Miércoles 02 de Febrero de 2011
Presentación del Señor
Malaquías 3,1-4 Entrará en el santuario el Señor a quien vosotros buscáis
Salmo responsorial: 23 El Señor, Dios de los ejércitos, es el Rey de la gloria.
Hebreos 2,14-18 Tenía que parecerse en todo a sus hermanos
Lucas 2,22-40 Mis ojos han visto a tu Salvador
“Cuando llegó el tiempo de la purificación, según la ley de Moisés, los padres de Jesús lo
llevaron a Jerusalén, para presentarlo al Señor, de acuerdo con lo escrito en la ley del
Señor: Todo primogénito varón será consagrado al Señor, y para entregar la oblación, como
dice la ley del Señor: un par de tórtolas o dos pichones.
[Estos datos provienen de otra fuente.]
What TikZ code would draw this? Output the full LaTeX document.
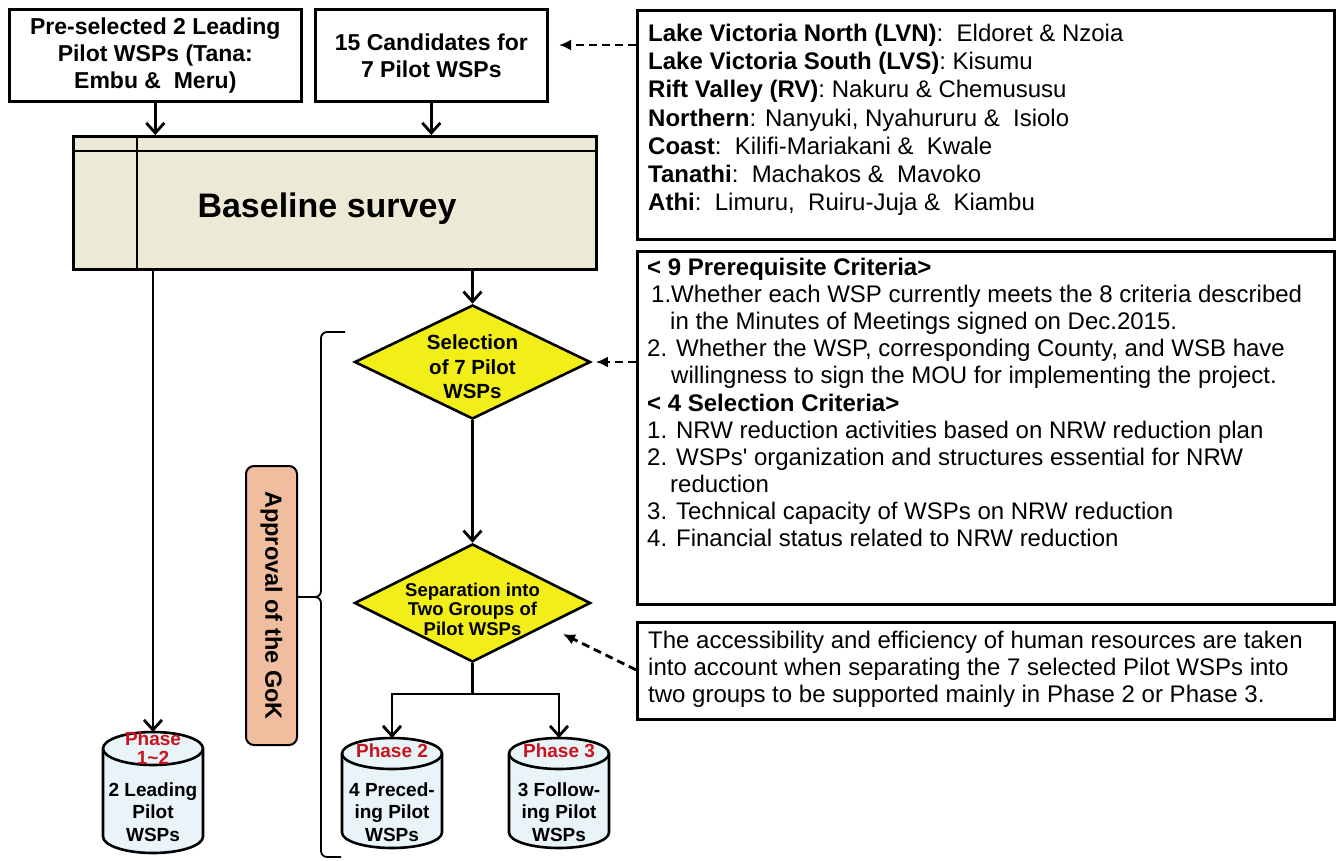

Vivía entonces en Jerusalén un
hombre llamado Simeón, hombre justo y piadoso, que aguardaba el consuelo de Israel; y el
Espíritu Santo moraba en él. Había recibido un oráculo del Espíritu Santo: que no vería la
muerte antes de ver al Mesías del Señor. Impulsado por el Espíritu, fue al templo. Cuando
entraban con el niño Jesús sus padres para cumplir con él lo previsto por la ley, Simeón lo
tomó en brazos y bendijo a Dios diciendo: Ahora, Señor, según tu promesa, puedes dejar a
tu siervo irse en paz. Porque mis ojos han visto a tu Salvador, a quien has presentado ante
todos los pueblos: luz para alumbrar a las naciones y gloria de tu pueblo Israel." Su padre y
su madre estaban admirados por lo que se decía del niño. Simeón los bendijo, diciendo a
María, su madre: Mira, éste está puesto para que muchos en Israel caigan y se levanten;
será como una bandera discutida: así quedará clara la actitud de muchos corazones. Y a ti
una espada te traspasará el alma. Había también una profetisa, Ana, hija de Fanuel, de la
tribu de Aser. Era una mujer muy anciana; de jovencita había vivido siete años casada, y
luego viuda hasta los ochenta y cuatro; no se apartaba del templo día y noche, sirviendo a
Dios con ayunos y oraciones. Acercándose en aquel momento, daba gracias a Dios y
hablaba del niño a todos los que aguardaban la liberación de Jerusalén. Y, cuando
cumplieron todo lo que prescribía la ley del Señor, se volvieron a Galilea, a su ciudad de
Nazaret. El niño iba creciendo y robusteciéndose, y se llenaba de sabiduría; y la gracia de
Dios lo acompañaba”
La familia de Nazaret había comprendido que la voluntad de Dios era más
que obediencia o simple cumplimiento. Era una confianza en Dios que todo lo
puede y todo lo da. Claro que aquellas palabras de los ancianos Simeón y Ana le
alegraron y le preocuparon a la Familia y de forma especial a la Virgen, quien
guardaba todo en su corazón.
Damos gracias a Dios por los hijos y los sabemos ofrecer. Pero le rogamos a
Dios nos ayude a despertar. Pues es muy fácil hacer un hijo. Pero la
responsabilidad es grande y nunca se acaba.
Valdría la pena, en este día, fijarnos en el maltrato que les producimos como
mecanismo de castigo: Aquí lo que sirve no es la violencia, sino dotarse de humor y
cariño dentro de un ambiente alegre. Nunca perder la autoridad, pero tampoco
convertir la sanción en un acto grosero de violencia y maltrato. Ese castigo es
innecesario, pues sería un frenazo momentáneo que dejaría al niño angustiado y sin
ganas de cambio. Lo que importa es hacer que el niño se haga receptivo y
capacitado para el cambio. No olvidar que ese mal comportamiento es el resultado
de una falla en su afectividad o en su madurez intelectual. Por eso se requiere
arreglarlo desde adentro. No digo que no se necesite el castigo, lo que quiero decir
es que el castigo tiene que ser proporcional a las fuerzas del niño que son
sensibilidad, voluntad e inteligencia.
Entonces, nada de castigos brutales ya que producen odio y resentimientos
internos. Que Dios le de una vida sana para que la formación sea sana y alegre.